[PROBLEM REQUIREMENTS] Repeat all the material exactly; pictures stay out of your copy.

[DATA SHOWN]
====

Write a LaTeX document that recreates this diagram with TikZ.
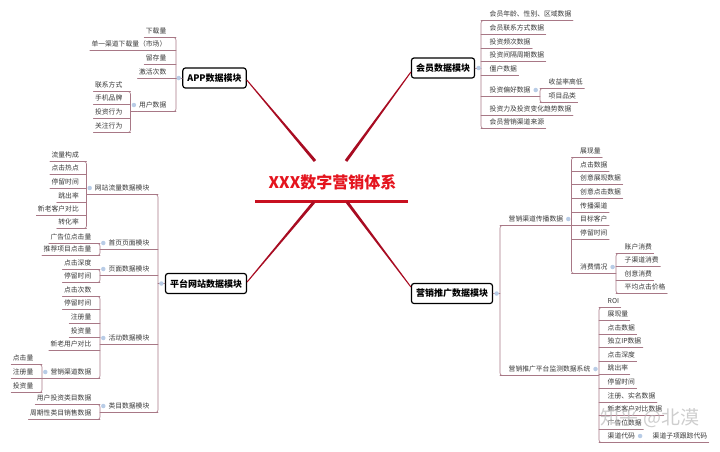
\documentclass[tikz,border=0pt]{standalone}
\usepackage{fontspec}
\setmainfont{Noto Sans CJK SC}
\usepackage{tikz}
\usetikzlibrary{calc}

\definecolor{corered}{RGB}{228,20,30}
\definecolor{barred}{RGB}{200,16,32}
\definecolor{spokered}{RGB}{168,12,34}
\definecolor{twigc}{RGB}{168,120,134}
\definecolor{leafgray}{RGB}{55,55,55}
\definecolor{knobc}{RGB}{184,204,230}

\tikzset{
  hub/.style={draw=black, line width=1.2pt, rounded corners=2.5pt, fill=white,
    font=\bfseries\fontsize{9}{10}\selectfont, inner xsep=4.5pt, minimum height=20pt},
  leaf/.style={font=\fontsize{6.8}{8}\selectfont, text=leafgray, inner xsep=1.5pt,
    inner ysep=3pt, text height=5.4pt, text depth=1.2pt},
  twig/.style={draw=twigc, line width=0.6pt},
  knob/.style={circle, fill=knobc, inner sep=0pt, minimum size=4.5pt},
  wmark/.style={font=\fontsize{19}{20}\selectfont, text=gray!55, opacity=0.7},
}

% leaves on the left: prefix, trunk x, text right x, last index, list
\newcommand{\leavesL}[5]{%
  \coordinate (#1T) at (#2,0);
  \foreach \lbl/\yy [count=\i] in {#5} {
    \node[leaf, anchor=east] (#1\i) at (#3,\yy) {\lbl};
    \draw[twig] (#1\i.south west) -- (#1\i.south -| #1T);
  }
  \ifnum#4>1
    \draw[twig, rounded corners=2.5pt] ($(#11.south -| #1T)+(-5,0)$) -- (#11.south -| #1T)
      -- (#1#4.south -| #1T) -- ++(-5,0);
  \fi
}
% leaves on the right: prefix, trunk x, text left x, last index, list
\newcommand{\leavesR}[5]{%
  \coordinate (#1T) at (#2,0);
  \foreach \lbl/\yy [count=\i] in {#5} {
    \node[leaf, anchor=west] (#1\i) at (#3,\yy) {\lbl};
    \draw[twig] (#1\i.south east) -- (#1\i.south -| #1T);
  }
  \ifnum#4>1
    \draw[twig, rounded corners=2.5pt] ($(#11.south -| #1T)+(5,0)$) -- (#11.south -| #1T)
      -- (#1#4.south -| #1T) -- ++(5,0);
  \fi
}
% parent to its own leaves
\newcommand{\linkL}[2]{%
  \draw[twig] (#2T |- #1.south) -- (#1.south west);
  \node[knob] (#1k) at ($(#1.west)+(-3.5,0)$) {};
}
\newcommand{\linkR}[2]{%
  \draw[twig] (#1.south east) -- (#2T |- #1.south);
  \node[knob] (#1k) at ($(#1.east)+(3.5,0)$) {};
}
% tapered red spoke
\newcommand{\spoke}[2]{%
  \fill[spokered] ($(#1)!1.5pt!90:(#2)$) -- ($(#2)!0.5pt!-90:(#1)$)
    -- ($(#2)!0.5pt!90:(#1)$) -- ($(#1)!1.5pt!-90:(#2)$) -- cycle;
}

\begin{document}
\begin{tikzpicture}[x=1pt, y=-1pt, line cap=round, line join=round]
  \useasboundingbox (0,0) rectangle (720,451);
  %--- Centre
    \node[font=\bfseries\fontsize{16}{18}\selectfont, text=corered] (core) at (332.5,182) {XXX数字营销体系};
    \coordinate (bar-w) at (255,201);
    \coordinate (bar-e) at (408,201);
    \draw[barred, line width=3pt, line cap=butt] (bar-w) -- (bar-e);
    \coordinate (nw) at (315,161);
    \coordinate (ne) at (346,161);
    \coordinate (sw) at (314,202);
    \coordinate (se) at (347,202);
  %--- Modules
    \node[hub] (app) at (214.5,78) {APP数据模块};
    \node[hub] (vip) at (443,68) {会员数据模块};
    \node[hub] (web) at (206,283.5) {平台网站数据模块};
    \node[hub] (ads) at (452,293.5) {营销推广数据模块};
    \spoke{nw}{$(app.east)+(0,2)$}
    \spoke{ne}{$(vip.west)+(0,4)$}
    \spoke{sw}{$(web.east)+(0,-1.5)$}
    \spoke{se}{$(ads.west)+(0,-6.5)$}
  %--- APP
    \leavesL{a}{176}{168}{5}{下载量/31, 单一渠道下载量（市场）/44, 留存量/58, 激活次数/72, 用户数据/105}
    \leavesL{au}{130.5}{124}{4}{联系方式/85, 手机品牌/98, 投资行为/112, 关注行为/126}
    \linkL{a5}{au}
    \draw[twig] (app.west) -- (app.west -| aT);
    \node[knob] (appk) at ($(app.west)+(-3.5,0)$) {};
  %--- Members
    \leavesR{m}{481}{488}{8}{会员年龄、性别、区域数据/14, 会员联系方式数据/28, 投资频次数据/42,
      投资间隔周期数据/55, 僵户数据/69, 投资偏好数据/90, 投资力及投资变化趋势数据/109, 会员营销渠道来源/122}
    \leavesR{mp}{540}{547}{2}{收益率高低/82, 项目品类/96}
    \linkR{m6}{mp}
    \draw[twig] (vip.east) -- (vip.east -| mT);
    \node[knob] (vipk) at ($(vip.east)+(3.5,0)$) {};
  %--- Website
    \leavesL{w}{158}{151}{5}{网站流量数据模块/188, 首页页面模块/243, 页面数据模块/269, 活动数据模块/338, 类目数据模块/406}
    \leavesL{wf}{86.5}{80.5}{6}{流量构成/155, 点击热点/168, 停留时间/182, 跳出率/196, 新老客户对比/209, 转化率/222}
    \leavesL{wh}{100}{93}{2}{广告位点击量/237, 推荐项目点击量/249}
    \leavesL{wp}{100}{93}{2}{点击深度/263, 停留时间/276}
    \leavesL{wa}{100}{93}{6}{点击次数/290, 停留时间/303, 注册量/317, 投资量/331, 新老用户对比/344, 营销渠道数据/372}
    \leavesL{wm}{42}{35}{3}{点击量/358, 注册量/372, 投资量/386}
    \leavesL{wc}{100}{93}{2}{用户投资类目数据/398, 周期性类目销售数据/413}
    \linkL{w1}{wf}
    \linkL{w2}{wh}
    \linkL{w3}{wp}
    \linkL{w4}{wa}
    \linkL{wa6}{wm}
    \linkL{w5}{wc}
    \draw[twig] (web.west) -- (web.west -| wT);
    \node[knob] (webk) at ($(web.west)+(-3.5,0)$) {};
  %--- Promotion
    \leavesR{s}{500}{507}{2}{营销渠道传播数据/219, 营销推广平台监测数据系统/369}
    \leavesR{sc}{571.5}{578.5}{8}{展现量/151, 点击数据/165, 创意展现数据/178, 创意点击数据/192,
      传播渠道/206, 目标客户/219, 停留时间/233, 消费情况/267}
    \leavesR{sx}{616}{623}{4}{账户消费/247, 子渠道消费/260, 创意消费/274, 平均点击价格/287}
    \leavesR{sm}{599}{606}{11}{ROI/301, 展现量/314, 点击数据/328, 独立IP数据/341, 点击深度/355, 跳出率/368,
      停留时间/382, 注册、实名数据/396, 新老客户对比数据/409, 广告位数据/423, 渠道代码/436}
    \leavesR{sk}{643.5}{651}{1}{渠道子项跟踪代码/436}
    \linkR{s1}{sc}
    \linkR{sc8}{sx}
    \linkR{s2}{sm}
    \linkR{sm11}{sk}
    \draw[twig] (ads.east) -- (ads.east -| sT);
    \node[knob] (adsk) at ($(ads.east)+(3.5,0)$) {};
  %--- Watermark
    \node[wmark] (zhihu) at (650,418) {知乎 @北漠};
\end{tikzpicture}
\end{document}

====

[WRITTEN SOLUTION]
Write a LaTeX document that recreates this diagram with TikZ.
\documentclass[tikz,border=0pt]{standalone}
\usepackage{fontspec}
\setmainfont{Noto Sans CJK SC}
\usepackage{tikz}
\usetikzlibrary{calc}

\definecolor{corered}{RGB}{228,20,30}
\definecolor{barred}{RGB}{200,16,32}
\definecolor{spokered}{RGB}{168,12,34}
\definecolor{twigc}{RGB}{168,120,134}
\definecolor{leafgray}{RGB}{55,55,55}
\definecolor{knobc}{RGB}{184,204,230}

\tikzset{
  hub/.style={draw=black, line width=1.2pt, rounded corners=2.5pt, fill=white,
    font=\bfseries\fontsize{9}{10}\selectfont, inner xsep=4.5pt, minimum height=20pt},
  leaf/.style={font=\fontsize{6.8}{8}\selectfont, text=leafgray, inner xsep=1.5pt,
    inner ysep=3pt, text height=5.4pt, text depth=1.2pt},
  twig/.style={draw=twigc, line width=0.6pt},
  knob/.style={circle, fill=knobc, inner sep=0pt, minimum size=4.5pt},
  wmark/.style={font=\fontsize{19}{20}\selectfont, text=gray!55, opacity=0.7},
}

% leaves on the left: prefix, trunk x, text right x, last index, list
\newcommand{\leavesL}[5]{%
  \coordinate (#1T) at (#2,0);
  \foreach \lbl/\yy [count=\i] in {#5} {
    \node[leaf, anchor=east] (#1\i) at (#3,\yy) {\lbl};
    \draw[twig] (#1\i.south west) -- (#1\i.south -| #1T);
  }
  \ifnum#4>1
    \draw[twig, rounded corners=2.5pt] ($(#11.south -| #1T)+(-5,0)$) -- (#11.south -| #1T)
      -- (#1#4.south -| #1T) -- ++(-5,0);
  \fi
}
% leaves on the right: prefix, trunk x, text left x, last index, list
\newcommand{\leavesR}[5]{%
  \coordinate (#1T) at (#2,0);
  \foreach \lbl/\yy [count=\i] in {#5} {
    \node[leaf, anchor=west] (#1\i) at (#3,\yy) {\lbl};
    \draw[twig] (#1\i.south east) -- (#1\i.south -| #1T);
  }
  \ifnum#4>1
    \draw[twig, rounded corners=2.5pt] ($(#11.south -| #1T)+(5,0)$) -- (#11.south -| #1T)
      -- (#1#4.south -| #1T) -- ++(5,0);
  \fi
}
% parent to its own leaves
\newcommand{\linkL}[2]{%
  \draw[twig] (#2T |- #1.south) -- (#1.south west);
  \node[knob] (#1k) at ($(#1.west)+(-3.5,0)$) {};
}
\newcommand{\linkR}[2]{%
  \draw[twig] (#1.south east) -- (#2T |- #1.south);
  \node[knob] (#1k) at ($(#1.east)+(3.5,0)$) {};
}
% tapered red spoke
\newcommand{\spoke}[2]{%
  \fill[spokered] ($(#1)!1.5pt!90:(#2)$) -- ($(#2)!0.5pt!-90:(#1)$)
    -- ($(#2)!0.5pt!90:(#1)$) -- ($(#1)!1.5pt!-90:(#2)$) -- cycle;
}

\begin{document}
\begin{tikzpicture}[x=1pt, y=-1pt, line cap=round, line join=round]
  \useasboundingbox (0,0) rectangle (720,451);
  %--- Centre
    \node[font=\bfseries\fontsize{16}{18}\selectfont, text=corered] (core) at (332.5,182) {XXX数字营销体系};
    \coordinate (bar-w) at (255,201);
    \coordinate (bar-e) at (408,201);
    \draw[barred, line width=3pt, line cap=butt] (bar-w) -- (bar-e);
    \coordinate (nw) at (315,161);
    \coordinate (ne) at (346,161);
    \coordinate (sw) at (314,202);
    \coordinate (se) at (347,202);
  %--- Modules
    \node[hub] (app) at (214.5,78) {APP数据模块};
    \node[hub] (vip) at (443,68) {会员数据模块};
    \node[hub] (web) at (206,283.5) {平台网站数据模块};
    \node[hub] (ads) at (452,293.5) {营销推广数据模块};
    \spoke{nw}{$(app.east)+(0,2)$}
    \spoke{ne}{$(vip.west)+(0,4)$}
    \spoke{sw}{$(web.east)+(0,-1.5)$}
    \spoke{se}{$(ads.west)+(0,-6.5)$}
  %--- APP
    \leavesL{a}{176}{168}{5}{下载量/31, 单一渠道下载量（市场）/44, 留存量/58, 激活次数/72, 用户数据/105}
    \leavesL{au}{130.5}{124}{4}{联系方式/85, 手机品牌/98, 投资行为/112, 关注行为/126}
    \linkL{a5}{au}
    \draw[twig] (app.west) -- (app.west -| aT);
    \node[knob] (appk) at ($(app.west)+(-3.5,0)$) {};
  %--- Members
    \leavesR{m}{481}{488}{8}{会员年龄、性别、区域数据/14, 会员联系方式数据/28, 投资频次数据/42,
      投资间隔周期数据/55, 僵户数据/69, 投资偏好数据/90, 投资力及投资变化趋势数据/109, 会员营销渠道来源/122}
    \leavesR{mp}{540}{547}{2}{收益率高低/82, 项目品类/96}
    \linkR{m6}{mp}
    \draw[twig] (vip.east) -- (vip.east -| mT);
    \node[knob] (vipk) at ($(vip.east)+(3.5,0)$) {};
  %--- Website
    \leavesL{w}{158}{151}{5}{网站流量数据模块/188, 首页页面模块/243, 页面数据模块/269, 活动数据模块/338, 类目数据模块/406}
    \leavesL{wf}{86.5}{80.5}{6}{流量构成/155, 点击热点/168, 停留时间/182, 跳出率/196, 新老客户对比/209, 转化率/222}
    \leavesL{wh}{100}{93}{2}{广告位点击量/237, 推荐项目点击量/249}
    \leavesL{wp}{100}{93}{2}{点击深度/263, 停留时间/276}
    \leavesL{wa}{100}{93}{6}{点击次数/290, 停留时间/303, 注册量/317, 投资量/331, 新老用户对比/344, 营销渠道数据/372}
    \leavesL{wm}{42}{35}{3}{点击量/358, 注册量/372, 投资量/386}
    \leavesL{wc}{100}{93}{2}{用户投资类目数据/398, 周期性类目销售数据/413}
    \linkL{w1}{wf}
    \linkL{w2}{wh}
    \linkL{w3}{wp}
    \linkL{w4}{wa}
    \linkL{wa6}{wm}
    \linkL{w5}{wc}
    \draw[twig] (web.west) -- (web.west -| wT);
    \node[knob] (webk) at ($(web.west)+(-3.5,0)$) {};
  %--- Promotion
    \leavesR{s}{500}{507}{2}{营销渠道传播数据/219, 营销推广平台监测数据系统/369}
    \leavesR{sc}{571.5}{578.5}{8}{展现量/151, 点击数据/165, 创意展现数据/178, 创意点击数据/192,
      传播渠道/206, 目标客户/219, 停留时间/233, 消费情况/267}
    \leavesR{sx}{616}{623}{4}{账户消费/247, 子渠道消费/260, 创意消费/274, 平均点击价格/287}
    \leavesR{sm}{599}{606}{11}{ROI/301, 展现量/314, 点击数据/328, 独立IP数据/341, 点击深度/355, 跳出率/368,
      停留时间/382, 注册、实名数据/396, 新老客户对比数据/409, 广告位数据/423, 渠道代码/436}
    \leavesR{sk}{643.5}{651}{1}{渠道子项跟踪代码/436}
    \linkR{s1}{sc}
    \linkR{sc8}{sx}
    \linkR{s2}{sm}
    \linkR{sm11}{sk}
    \draw[twig] (ads.east) -- (ads.east -| sT);
    \node[knob] (adsk) at ($(ads.east)+(3.5,0)$) {};
  %--- Watermark
    \node[wmark] (zhihu) at (650,418) {知乎 @北漠};
\end{tikzpicture}
\end{document}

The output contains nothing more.